Program Manager monthly ezine delivers in-depth coverage of the sector from our team of experienced journalists on the ground in the US. Based on the core high value content published by The Insurer, we bring readers exclusive news, analysis and commentary on the latest developments in this rapidly changing sector.
Target audience
The target audience of Program Manager will include program administrators, MGA/MGUs, program insurers, program fronting carriers, reinsurers, reinsurance brokers, insurtechs, wholesale brokers, retail brokers, M&A advisors, and ancillary service providers.
Why Program Manager and why now?
We believe that interest in the sector has never been higher. Amid a broader transition towards a hard market in the P&C industry, the dynamics of the program space are changing. The MGA and program administrator segment is the subject of record interest from PE investors looking for the attractive cash generating business that the model provides.
At the same time those MGAs and program administrators are looking to broaden and deepen their capabilities (including through M&A) to be able to demonstrate to potential buyers that they have the kind of integrated platforms that can attract premium valuations with the highest Ebitda multiples. And then there is the wave of program fronting start-ups that have entered the scene. Following the success of State National – the fronting carrier that dominated the space and was sold to Markel at a high multiple – half a dozen new players have launched vying for their share of a growing demand for paper.
More traditional program carriers have also been looking to expand their fronting capabilities. That demand for fronting capacity is being driven by several factors.
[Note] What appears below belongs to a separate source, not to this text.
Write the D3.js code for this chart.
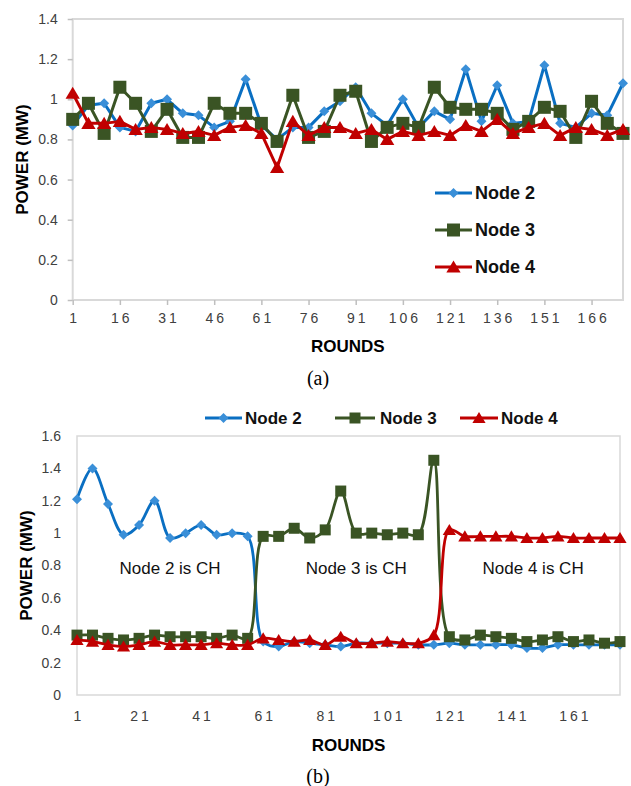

Program administrator and MGA relationships that have been over concentrated with a small number of traditional program insurers have been tested by retrenchment and changing appetites, leading to instability as a result of program and capacity churn.
That has been demonstrated by the many MGAs that have struggled to replenish lost capacity over the last 18 months as a result of a pullback from carriers, both domestically and at Lloyd’s.
At the same time traditional reinsurers – and at times alternative capital providers – have been ever more interested in accessing program business.
To do so they have typically had to work with either pure fronts or hybrid vehicles that assume a portion of the risk.
The emergence of insurtech players seeking to evolve into MGAs has also driven demand for reinsurance capacity and access to fronting carriers to facilitate it.
And the appetite of retail agent aggregators to work with MGAs and fronting carriers to develop programs that pool risk in areas like the SME segment to be taken straight to reinsurers also has the potential to transform the space.
All of this activity comes at a time when the “traditional” US program insurance market has been seeing solid top line growth.